A separate review into the offending of Stuart Hall found that he had assaulted 21 female victims at the BBC, the youngest of whom was aged ten, between 1967 and 1991. The report found that some BBC staff members were aware he was bringing underage girls into his dressing room for sex, but his "untouchable" celebrity status stopped them from passing complaints to senior management.

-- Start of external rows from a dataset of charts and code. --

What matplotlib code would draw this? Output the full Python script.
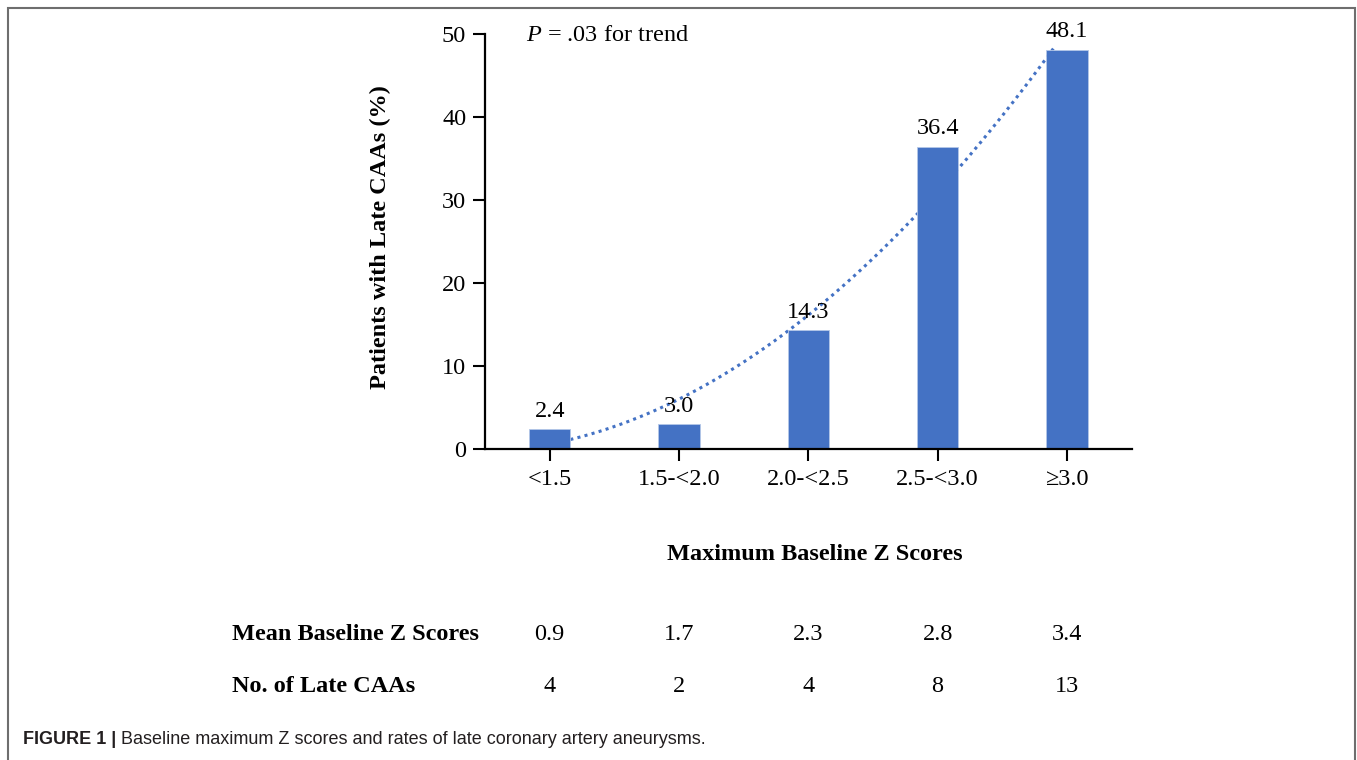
import numpy as np
import matplotlib
matplotlib.use('Agg')
import matplotlib.pyplot as plt
from matplotlib.patches import Rectangle
import matplotlib.transforms as mtransforms

plt.rcParams['font.family'] = ['Liberation Serif', 'DejaVu Serif']
plt.rcParams['mathtext.fontset'] = 'custom'
plt.rcParams['mathtext.rm'] = 'Liberation Serif'
plt.rcParams['mathtext.it'] = 'Liberation Serif:italic'

# ============================================================
# Data
# ============================================================
categories = ['<1.5', '1.5-<2.0', '2.0-<2.5', '2.5-<3.0', '\u22653.0']
late_caa_pct = [2.4, 3.0, 14.3, 36.4, 48.1]
pct_labels = ['2.4', '3.0', '14.3', '36.4', '48.1']
mean_z = ['0.9', '1.7', '2.3', '2.8', '3.4']
n_late_caa = ['4', '2', '4', '8', '13']

bar_color = '#4472C4'
FS = 17.5

# ============================================================
# Figure
# ============================================================
fig = plt.figure(figsize=(13.57, 7.6), dpi=100)
ax = fig.add_axes([0.3574, 0.4092, 0.4765, 0.5461])

x = np.arange(len(categories))

# quadratic trend line (fitted to the plotted values), drawn under bars
coef = np.polyfit(x, late_caa_pct, 2)
xt = np.linspace(0.16, 3.9, 200)
ax.plot(xt, np.polyval(coef, xt), color=bar_color, ls=(0, (1, 1.4)), lw=2.2, zorder=1)

ax.bar(x, late_caa_pct, width=0.32, color=bar_color, edgecolor='#b4c7e7',
       linewidth=0.6, zorder=2)

for xi, v, lab in zip(x, late_caa_pct, pct_labels):
    ax.text(xi, v + 0.9, lab, ha='center', va='bottom', fontsize=FS, zorder=3)

ax.set_xlim(-0.5, 4.5)
ax.set_ylim(0, 50)
ax.set_yticks([0, 10, 20, 30, 40, 50])
ax.set_xticks(x)
ax.set_xticklabels(categories)
ax.tick_params(axis='both', labelsize=FS, length=8.5, width=1.5, direction='out')
ax.tick_params(axis='x', pad=6)
ax.tick_params(axis='y', pad=5)

for side in ['top', 'right']:
    ax.spines[side].set_visible(False)
for side in ['left', 'bottom']:
    ax.spines[side].set_linewidth(1.6)

ax.set_ylabel('Patients with Late CAAs (%)', fontsize=FS, fontweight='bold')
ax.yaxis.set_label_coords(-0.146, 0.51)

ax.text(-0.18, 49.8, r'$P$ = .03 for trend', ha='left', va='center', fontsize=FS)

fig.text(815 / 1357, 1 - 554 / 760, 'Maximum Baseline Z Scores', ha='center',
         va='center', fontsize=FS, fontweight='bold')

# ============================================================
# Table rows under the chart
# ============================================================
trans = mtransforms.blended_transform_factory(ax.transData, fig.transFigure)
row_y = [1 - 634 / 760, 1 - 686 / 760]
fig.text(232 / 1357, row_y[0], 'Mean Baseline Z Scores', ha='left', va='center',
         fontsize=FS, fontweight='bold')
fig.text(232 / 1357, row_y[1], 'No. of Late CAAs', ha='left', va='center',
         fontsize=FS, fontweight='bold')
for xi, mz, n in zip(x, mean_z, n_late_caa):
    ax.text(xi, row_y[0], mz, transform=trans, ha='center', va='center',
            fontsize=FS, clip_on=False)
    ax.text(xi, row_y[1], n, transform=trans, ha='center', va='center',
            fontsize=FS, clip_on=False)

# ============================================================
# Frame and caption
# ============================================================
frame = Rectangle((7.5 / 1357, -0.1), (1355 - 7.5) / 1357, 1.1 - 8.5 / 760,
                  transform=fig.transFigure, fill=False, edgecolor='#6e6e6e',
                  linewidth=1.5)
fig.add_artist(frame)

cap_y = 1 - 740 / 760
t1 = fig.text(23 / 1357, cap_y, 'FIGURE 1 | ', ha='left', va='center', fontsize=13,
              fontweight='bold', color='#231f20',
              family=['Liberation Sans Narrow', 'Liberation Sans'])
fig.canvas.draw()
bb = t1.get_window_extent()
fig.text(bb.x1 / fig.bbox.width, cap_y,
         'Baseline maximum Z scores and rates of late coronary artery aneurysms.',
         ha='left', va='center', fontsize=13, color='#231f20',
         family=['Liberation Sans Narrow', 'Liberation Sans'])

fig.savefig('out.png', dpi=100)
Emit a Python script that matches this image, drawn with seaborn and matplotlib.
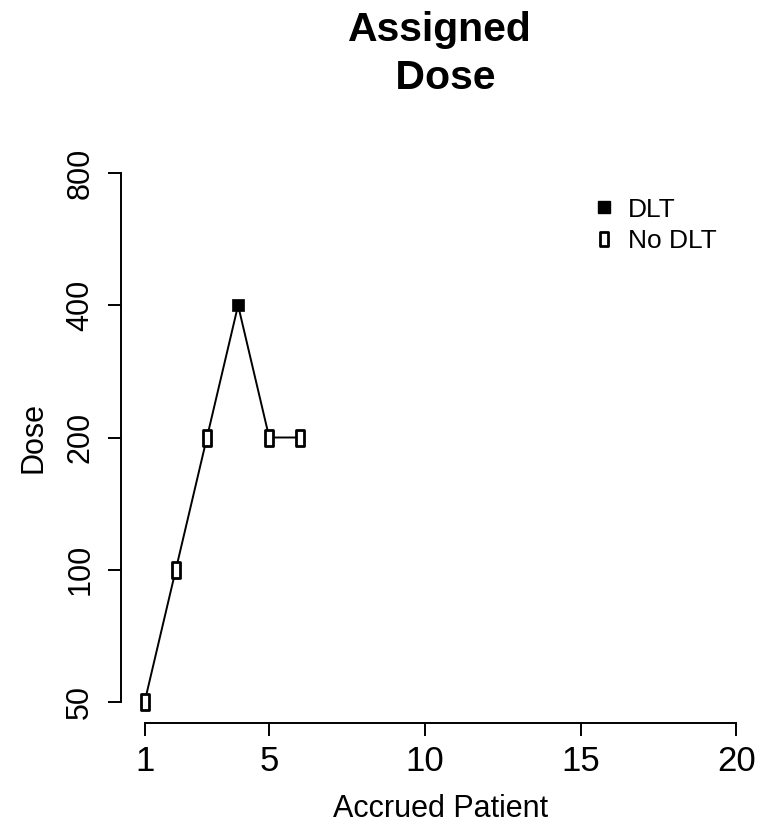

==Tony Blackburn sacking==
Prior to the release of the report on 25 February 2016, the DJ Tony Blackburn, identified only as 'A7' in the Exaro leaks, released a statement announcing that he had been sacked by the BBC. The report criticised the BBC for failing to properly investigate allegations made by a 15-year-old Top of the Pops audience member, Claire McAlpine, who claimed Blackburn seduced her in 1971 and killed herself not long afterwards. Blackburn, who denies the allegations, told the inquiry that he was not asked about the allegations by light entertainment head Bill Cotton and Sir Brian Neill QC in 1971 and 1972, although memos from the time indicated that he had been. He accused the BBC of a cover-up and that he intended to take legal action against the corporation. Blackburn returned to the BBC after eight months, not having taken any legal action.